On December 1, 2017, Simon Pellas commented on Digitization: Load The Beer :

It is very interesting to see how you can reap such large efficiency gains from a seemingly simple improvement to the coordination process and work flow structure. It is contradictory that a larger factory with a bigger number of SKUs, where the potential for efficiency gains is presumably much larger, has been deemed unsuccessful due to the system causing a bottleneck. I fully agree that the company needs to dedicate more resources towards this initiative and implement it across its whole manufacturing network, as the learning economies of scale from repetitive trial-and-error can be huge. I would also take this reasoning one step further and investigate whether the human component could be further reduced or removed altogether, along the lines of Amazon’s driverless robots shifting merchandise in its warehouses. This would reduce the risk of human errors such as loading the wrong Budweiser pack onto a truck and would allow for automation, better quality control and ultimately lower costs.
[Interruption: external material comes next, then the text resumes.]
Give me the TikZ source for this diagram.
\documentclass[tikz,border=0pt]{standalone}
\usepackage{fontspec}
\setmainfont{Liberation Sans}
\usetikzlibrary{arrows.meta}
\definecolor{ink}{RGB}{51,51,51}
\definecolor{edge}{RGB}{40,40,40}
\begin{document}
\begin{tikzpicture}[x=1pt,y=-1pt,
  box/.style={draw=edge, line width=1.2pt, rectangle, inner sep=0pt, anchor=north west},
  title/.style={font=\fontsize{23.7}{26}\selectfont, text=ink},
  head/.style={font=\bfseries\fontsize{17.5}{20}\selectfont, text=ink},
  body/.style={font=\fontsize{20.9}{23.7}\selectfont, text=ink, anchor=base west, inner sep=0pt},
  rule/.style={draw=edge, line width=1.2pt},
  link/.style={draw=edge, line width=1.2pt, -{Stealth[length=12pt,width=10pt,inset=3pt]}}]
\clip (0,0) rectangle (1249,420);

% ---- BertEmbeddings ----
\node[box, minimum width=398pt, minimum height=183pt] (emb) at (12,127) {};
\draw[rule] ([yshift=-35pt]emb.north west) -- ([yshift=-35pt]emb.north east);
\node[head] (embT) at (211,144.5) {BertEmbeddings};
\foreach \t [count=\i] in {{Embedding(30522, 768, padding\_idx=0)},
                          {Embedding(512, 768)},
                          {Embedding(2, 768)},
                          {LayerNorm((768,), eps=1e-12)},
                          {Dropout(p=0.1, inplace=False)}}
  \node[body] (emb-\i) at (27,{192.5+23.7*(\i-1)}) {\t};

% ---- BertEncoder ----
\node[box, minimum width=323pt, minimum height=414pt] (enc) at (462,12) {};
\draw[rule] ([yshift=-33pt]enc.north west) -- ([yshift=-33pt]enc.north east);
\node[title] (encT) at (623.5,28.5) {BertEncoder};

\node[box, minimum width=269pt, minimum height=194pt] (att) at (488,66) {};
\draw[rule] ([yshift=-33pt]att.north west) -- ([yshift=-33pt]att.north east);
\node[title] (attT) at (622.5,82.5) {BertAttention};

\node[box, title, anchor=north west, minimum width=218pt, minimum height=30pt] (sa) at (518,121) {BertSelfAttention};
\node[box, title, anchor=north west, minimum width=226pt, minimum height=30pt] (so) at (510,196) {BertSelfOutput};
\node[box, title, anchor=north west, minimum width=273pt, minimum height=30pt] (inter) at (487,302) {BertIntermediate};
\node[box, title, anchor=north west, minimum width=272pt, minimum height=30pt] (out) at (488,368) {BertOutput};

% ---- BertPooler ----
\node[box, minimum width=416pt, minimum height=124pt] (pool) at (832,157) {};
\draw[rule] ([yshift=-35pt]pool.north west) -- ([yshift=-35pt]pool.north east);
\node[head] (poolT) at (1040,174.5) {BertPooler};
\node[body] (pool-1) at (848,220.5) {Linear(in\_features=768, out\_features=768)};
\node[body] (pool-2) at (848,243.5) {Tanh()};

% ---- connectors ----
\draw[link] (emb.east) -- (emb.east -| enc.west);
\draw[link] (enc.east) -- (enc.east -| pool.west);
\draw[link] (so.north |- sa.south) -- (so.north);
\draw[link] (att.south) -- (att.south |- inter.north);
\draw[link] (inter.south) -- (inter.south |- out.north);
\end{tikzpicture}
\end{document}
On December 1, 2017, Simon Pellas commented on Helvetia: a Swiss insurer on time with digitalization :

Insightful article on an industry traditionally obscured behind a veil of complex regulation and poor emotional connection with its customers. I fully agree that Helvetia, along with other insurers, needs to foster a a culture of digital innovation and win the “battle for technology talent”. However, this is easier said than done. The top-tier talent required to develop innovation in a heavily regulated and error-sensitive industry such as insurance will come at a very high price, which will put further pressure on the bottom line in an already constrained profit environment within the insurance industry. Furthermore, even if Helvetia is willing to pay a fair market price for this expertise, I see a big challenge in attracting this talent to put their knowledge to use within the insurance industry. Traditionally not seen as a “cool” industry to work in, but rather an “old boys’ club”, it will take considerable marketing effort on Helvetia’s part to attract and retain the talent they need.